A friend of mine told me that after reading Fratelli tutti he wondered how a document that is so full of obvious truisms could also be so radical. Pope Francis’s latest encyclical breaks little new ground, but the ground upon which we all stand has shifted to such an extent that talk of “fraternal love” sounds both outdated and revolutionary. Part of the reason it sounds outdated is the use of gender-specific language. Would it have killed the Vatican to be more inclusive? But the encyclical also sounds utopian—in a shocking and, I think, necessary way—when set against the divisiveness and hopelessness we are currently experiencing.
The first chapter of Fratelli tutti surveys the devastation in dispiriting detail. The “openness” trumpeted by neoliberalism turned out to be an empty slogan that allowed international capital to take advantage of vulnerable localities, “massifying” the world but further dividing the haves from the have-nots. The aggressive nationalist response to globalism exacerbates division and the fear of others, especially migrants and refugees. People uprooted from traditional forms of community are easily mobilized by ideologies that feed on resentment and create enemies within their communities. Politics today seeks not the common good but power through scapegoating and discrediting others. The pandemic has both revealed our interconnectedness and exposed and increased our fragmentation. We have made the isolation and death worse by treating health care as a consumer item available to those who can pay for it. Through all of this desolation, truth-telling and leadership have been in short supply. “Things that until a few years ago could not be said by anyone without risking the loss of universal respect can now be said with impunity, and in the crudest of terms, even by some political figures.” Surely it cannot be a mere coincidence that this sentence appears in paragraph forty-five!

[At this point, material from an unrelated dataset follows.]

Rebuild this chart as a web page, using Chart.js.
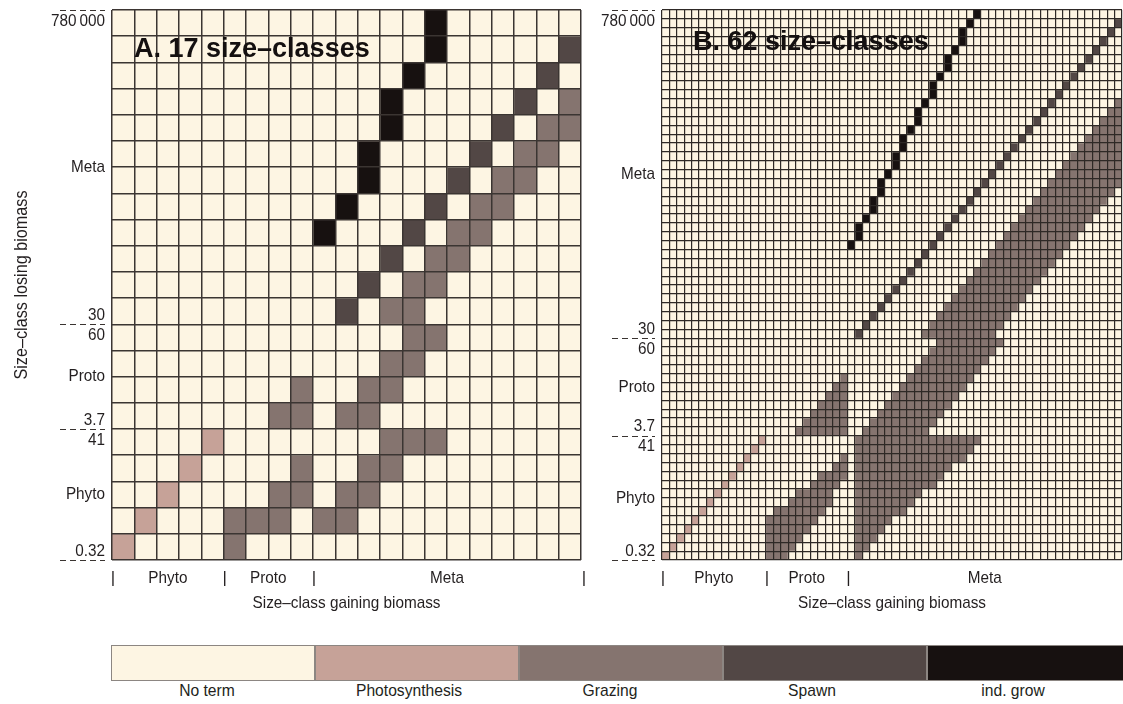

Because the encyclical was released in the heat of the U.S. election season, I was particularly interested in Pope Francis’s chapter on “A Better Kind of Politics.” The fact that Francis does not get there until chapter five, however, is an important indicator of the kind of politics he has in mind. Toward the end of the first chapter, he makes clear that we are faced with too much information and not enough wisdom. The solution to the devastation will not be merely political—at least not in the sense of technocratic answers implemented from above. A change of leadership at the top, the triumph of one party over another, will not suffice. What is needed is a more patient and grassroots process of “interpersonal encounters” (48) among people who live and think differently: “The process of building fraternity, be it local or universal, can only be undertaken by spirits that are free and open to authentic encounters” (50). A better kind of politics will come only through sustained and genuine engagement with our sisters and brothers.